62. Anayasa Mahkemesi benzer iddiaya ilişkin olarak daha önce verdiği Safkan Aydoğdu (B. No: 2014/7498, 5/4/2017) kararında davanın reddedilmesi durumunda maktu vekâlet ücreti olan 3.000 TL’yi ödemek durumunda kalınacağının öngörülebilir olduğunu, vekâlet ücreti bakımından hürriyetinden yoksun kalınan sürenin kısa ya da uzun olmasının, tazminat olarak talep edilen miktarın fazla ya da az olmasının belirleyici olmayacağını, anılan vekâlet ücretinin dava açılmasını imkânsız hâle getirdiğinin ya da aşırı derece zorlaştırdığının söylenemeyeceğini belirterek mahkemeye erişim hakkına yönelik müdahalenin ölçülü olduğu sonucuna varmıştır (Safkan Aydoğdu, §§ 56-76).

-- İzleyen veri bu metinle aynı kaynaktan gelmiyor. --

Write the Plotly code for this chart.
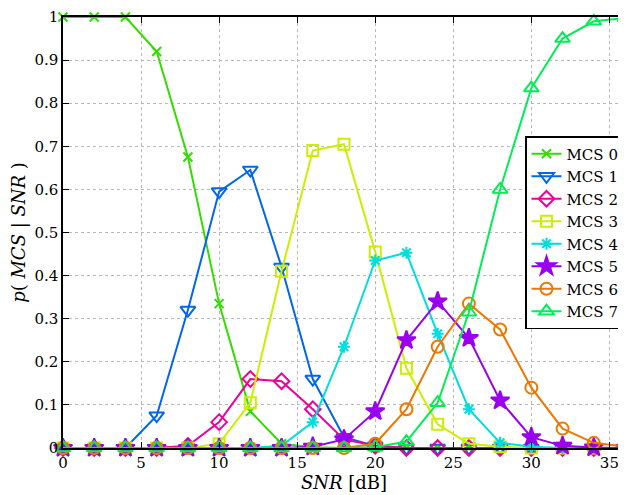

63. Somut başvuru yönünden de söz konusu karardan ayrılmayı gerektiren bir durum bulunmamaktadır. Açıklanan gerekçelerle başvurunun bu kısmının açıkça dayanaktan yoksun olması nedeniyle kabul edilemez olduğuna karar verilmesi gerekir.
VI. HÜKÜM
Açıklanan gerekçelerle;
A. 1. Tutukluluğun makul süreyi aşması dolayısıyla açılan tazminat davasının reddedilmesi nedeniyle Anayasa'nın 19. maddesinin -yedinci fıkrasıyla bağlantılı olarak- dokuzuncu fıkrasının ihlal edildiğine ilişkin iddianın KABUL EDİLEBİLİR OLDUĞUNA,
2. Adil yargılanma hakkı kapsamındaki makul sürede yargılanma hakkının ihlal edildiğine ilişkin iddianın başvuru yollarının tüketilmemesi nedeniyle KABUL EDİLEMEZ OLDUĞUNA,
3. Adil yargılanma hakkı kapsamındaki mahkemeye erişim hakkının ihlal edildiğine ilişkin iddianın açıkça dayanaktan yoksun olması nedeniyle KABUL EDİLEMEZ OLDUĞUNA,
B. Tutukluluğun makul süreyi aşması dolayısıyla açılan tazminat davasının reddedilmesi nedeniyle Anayasa'nın 19. maddesinin -yedinci fıkrasıyla bağlantılı olarak- dokuzuncu fıkrasının İHLAL EDİLMEDİĞİNE,
C. Yargılama giderlerinin başvurucu üzerinde BIRAKILMASINA,
D. Kararın bir örneğinin Adalet Bakanlığına GÖNDERİLMESİNE 3/3/2022 tarihinde OYBİRLİĞİYLE karar verildi.